Earlier this week, I had one of those moments where you see a headline or a snippet from an article and immediately react "Yes!" Further, as you read beyond the headline, you find yourself nodding in agreement. This reaction was spurred by Dalvin Brown's recent piece in the Wall Street Journal, titled, "If a Friend Bills You $4 for a Favor, Are They Really a Friend?" The article looks at the practice of requesting payment via apps such as Venmo, PayPal, and Cash App and the impact such requests have on relationships.
I had such a strong reaction to the piece because one of the unexpected findings from a recent research project (see here) focused on college students' uses of Venmo, specifically their use of the app's social stream, was the strong feelings about payment requests. Without prompting, nearly all participants shared how troubling the practice of payment requests can be. Many simply stated that the practice is "So rude!" As an older user of Venmo, and a user rarely finding the need to make payment requests, I struggled to understand the rudeness behind asking for re-payment. (I must note that my collaborator, an undergraduate student, completely understood and agreed with our participants' reactions.)
Apparently, such requests reveal the strength (or weakness) of relationships.
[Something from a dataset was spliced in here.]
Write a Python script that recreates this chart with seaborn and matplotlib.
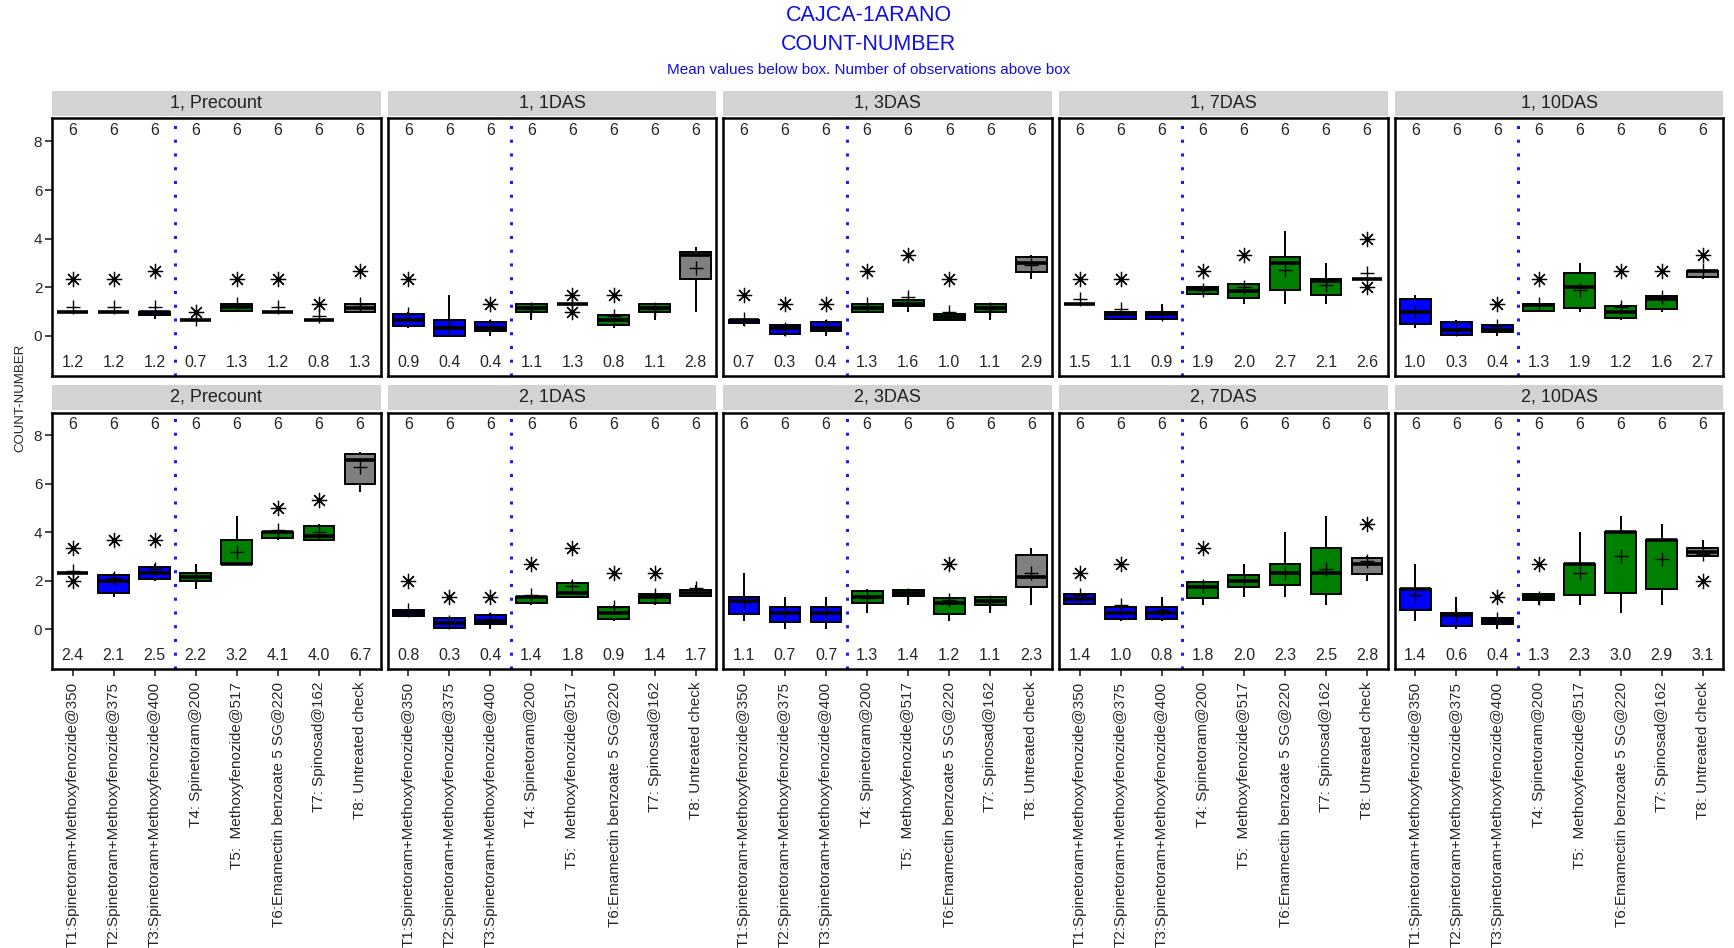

Further, there is some insider/outsider tension surrounding the decision or need to request payment. Participants described elaborate ways to workaround the payment request via Venmo through the use of texting or alternate apps to make the request, to ignoring requests (and the sender), and to setting guidelines before payment. In particular, as Brown notes, requests of smaller amounts, say under $5, are particularly troublesome: "Asking for small amounts of money can make us feel small. So many of us let it slide when, say, we pay for parking (and gas) when driving friends to a concert. Technology has removed that barrier, making it easier to nickel-and-dime friends and acquaintances. One point of debate among users is when a request seems reasonable, and when it seems miserly."
While these apps are not new, the social norms or "code of conduct" for their use have not been fully developed. Across college campuses and settings occupied by young professionals, the phrase "Venmo me" has become commonplace. However, the complicated social networks underlying the phrase result in a transaction that is more than financial; it is also rhetorical. Users of such apps, in turn, must consider, develop, and practice rhetorical strategies for negotiating digital and mobile payment apps, including payment requests, as well as the social stream at the center of Venmo. At least in the case of Venmo, payment is both social and rhetorical. As Lana Swartz concludes in her book, New Money, “Venmo is quietly altering the everyday rhetoric of payment. Venmo is not a wallet; it is a conversation” (132). Unfortunately, as Brown points out, many of these conversations are one-sided: "The impersonal nature of after-the-fact Venmos have people rethinking what's a friendly gesture, and what's a billable cost."